• Reporters from several outlets around the world, calling themselves “The Cartel Project,” published an investigation into the 2012 murder of Veracruz, Mexico journalist Regina Martínez, which they portray as the template that organized crime-tied politicians have since used to silence the press. They aim to finish the work Martínez was doing—investigating the corrupt links between Veracruz’s state governors and organized crime—when assassins killed her in her home. Stories appear concurrently in The Washington Post, The Guardian, Spain’s El País, Mexico’s Proceso, and OCCRP.

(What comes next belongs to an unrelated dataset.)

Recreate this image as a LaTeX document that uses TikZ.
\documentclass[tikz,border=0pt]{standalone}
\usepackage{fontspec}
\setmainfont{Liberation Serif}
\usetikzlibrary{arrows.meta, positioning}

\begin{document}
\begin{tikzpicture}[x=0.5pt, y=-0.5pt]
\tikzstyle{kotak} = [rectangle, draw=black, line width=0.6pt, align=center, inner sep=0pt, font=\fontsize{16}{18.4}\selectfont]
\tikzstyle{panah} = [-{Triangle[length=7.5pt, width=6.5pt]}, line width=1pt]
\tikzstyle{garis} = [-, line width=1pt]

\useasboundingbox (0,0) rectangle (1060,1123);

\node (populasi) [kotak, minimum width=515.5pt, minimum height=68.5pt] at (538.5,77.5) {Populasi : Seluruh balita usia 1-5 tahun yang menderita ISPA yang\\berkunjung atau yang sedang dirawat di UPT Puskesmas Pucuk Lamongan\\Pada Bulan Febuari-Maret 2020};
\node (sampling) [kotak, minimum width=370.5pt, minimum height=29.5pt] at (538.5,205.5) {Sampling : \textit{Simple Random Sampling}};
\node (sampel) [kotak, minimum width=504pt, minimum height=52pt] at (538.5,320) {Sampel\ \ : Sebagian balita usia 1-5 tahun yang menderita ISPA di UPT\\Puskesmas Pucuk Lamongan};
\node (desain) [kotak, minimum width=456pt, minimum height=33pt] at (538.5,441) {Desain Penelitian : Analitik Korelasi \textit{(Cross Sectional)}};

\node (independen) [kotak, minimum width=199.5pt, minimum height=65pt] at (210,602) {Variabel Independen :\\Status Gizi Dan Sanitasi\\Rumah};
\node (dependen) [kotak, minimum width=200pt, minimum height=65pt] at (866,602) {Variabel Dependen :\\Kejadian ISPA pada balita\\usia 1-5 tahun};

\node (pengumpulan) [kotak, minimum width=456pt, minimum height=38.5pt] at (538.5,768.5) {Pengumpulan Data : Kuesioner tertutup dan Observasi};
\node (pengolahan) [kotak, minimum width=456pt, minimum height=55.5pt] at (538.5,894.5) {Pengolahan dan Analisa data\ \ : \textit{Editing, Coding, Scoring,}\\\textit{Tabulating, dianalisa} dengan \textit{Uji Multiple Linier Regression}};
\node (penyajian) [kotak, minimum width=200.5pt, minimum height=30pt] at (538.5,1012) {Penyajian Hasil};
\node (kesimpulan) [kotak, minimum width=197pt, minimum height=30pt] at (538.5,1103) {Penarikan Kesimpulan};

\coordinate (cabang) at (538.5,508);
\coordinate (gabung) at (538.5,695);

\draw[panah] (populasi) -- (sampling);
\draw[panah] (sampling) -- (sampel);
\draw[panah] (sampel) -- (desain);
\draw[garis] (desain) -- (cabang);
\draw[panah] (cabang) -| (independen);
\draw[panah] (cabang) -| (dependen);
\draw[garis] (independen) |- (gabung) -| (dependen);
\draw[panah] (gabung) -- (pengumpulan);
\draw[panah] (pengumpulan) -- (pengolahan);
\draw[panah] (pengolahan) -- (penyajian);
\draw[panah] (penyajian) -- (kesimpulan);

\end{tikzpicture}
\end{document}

  • An unsealed whistleblower complaint from a border wall construction site in California has some remarkable allegations, summarized by The New York Times’ Zolan Kanno-Youngs. Among them, contractors brought Mexican citizens illegally onto their work site, on the U.S. side of the border, to work as armed guards. CBP records meanwhile show that between October 2019 and March 2020, migrants breached the border wall in California and Arizona more than 320 times.

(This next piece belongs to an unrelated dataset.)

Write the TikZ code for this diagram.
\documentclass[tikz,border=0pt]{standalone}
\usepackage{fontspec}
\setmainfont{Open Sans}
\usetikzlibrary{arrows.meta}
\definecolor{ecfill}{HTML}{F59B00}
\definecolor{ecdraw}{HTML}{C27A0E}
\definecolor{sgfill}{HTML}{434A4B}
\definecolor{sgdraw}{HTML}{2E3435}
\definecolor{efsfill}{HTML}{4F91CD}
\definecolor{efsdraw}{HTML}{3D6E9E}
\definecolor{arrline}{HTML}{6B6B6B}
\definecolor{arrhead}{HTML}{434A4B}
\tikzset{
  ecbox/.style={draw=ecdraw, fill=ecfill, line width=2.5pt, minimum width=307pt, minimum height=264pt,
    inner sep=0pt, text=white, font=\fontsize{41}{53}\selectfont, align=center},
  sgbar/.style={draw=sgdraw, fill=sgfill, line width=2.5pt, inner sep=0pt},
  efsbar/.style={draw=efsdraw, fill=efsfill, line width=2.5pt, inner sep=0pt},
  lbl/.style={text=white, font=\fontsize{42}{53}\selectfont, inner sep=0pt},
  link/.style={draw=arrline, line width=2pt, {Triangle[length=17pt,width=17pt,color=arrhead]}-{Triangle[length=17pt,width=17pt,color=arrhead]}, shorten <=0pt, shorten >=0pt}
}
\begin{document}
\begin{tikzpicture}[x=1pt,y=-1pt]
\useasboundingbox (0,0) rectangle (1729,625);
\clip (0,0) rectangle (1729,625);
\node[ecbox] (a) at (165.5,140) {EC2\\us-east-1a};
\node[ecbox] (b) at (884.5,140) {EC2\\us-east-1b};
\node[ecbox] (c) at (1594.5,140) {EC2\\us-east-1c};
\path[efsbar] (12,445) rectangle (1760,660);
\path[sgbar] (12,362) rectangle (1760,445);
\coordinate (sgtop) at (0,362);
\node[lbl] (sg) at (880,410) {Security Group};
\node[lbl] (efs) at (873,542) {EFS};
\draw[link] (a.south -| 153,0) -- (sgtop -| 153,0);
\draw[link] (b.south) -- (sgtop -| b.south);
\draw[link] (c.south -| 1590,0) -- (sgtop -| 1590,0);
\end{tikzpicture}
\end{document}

  • Two new Colombian online investigative outlets, Vorágine and La Liga Contra el Silencio, collaborated to tell the story of Juana Perea, a Bogotá-raised beachfront hotel owner and defiant activist in the town of Nuquí, Chocó. In October, Perea became one of many social leaders murdered in northwest Colombia by the Gulf Clan neo-paramilitary group. Pair this with Verdad Abierta’s thoroughly reported and vividly photographed story about William Castillo, a social leader in Antioquia’s Bajo Cauca region whom Gulf Clan hitmen murdered in 2016.

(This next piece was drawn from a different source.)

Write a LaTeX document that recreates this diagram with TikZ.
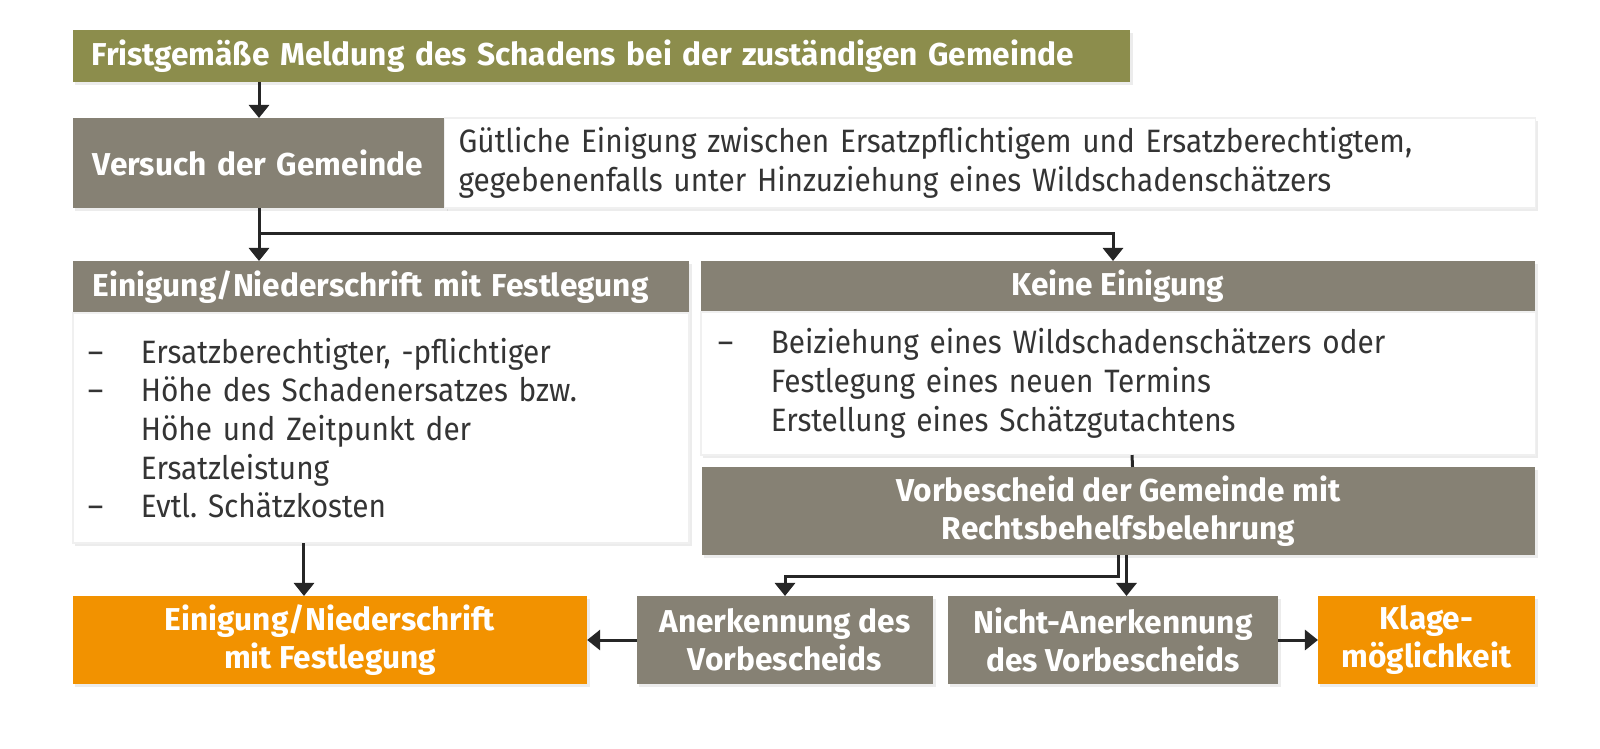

  • “Since 2007, the U.S. government has relied on a small coterie of Mexican officials to implement the Mérida Initiative,” begins an account presenting a trove of U.S. documents that the National Security Archive obtained via a FOIA request. It’s hard not to cringe reading U.S. officials’ words of praise for Mexican counterparts who now face criminal charges for links to organized crime.
  • Honduras’s ContraCorriente finds that, after years of corruption undermining public-private infrastructure projects, the public almost completely distrusts the government’s announced bipartisan rebuilding effort following hurricanes Eta and Iota.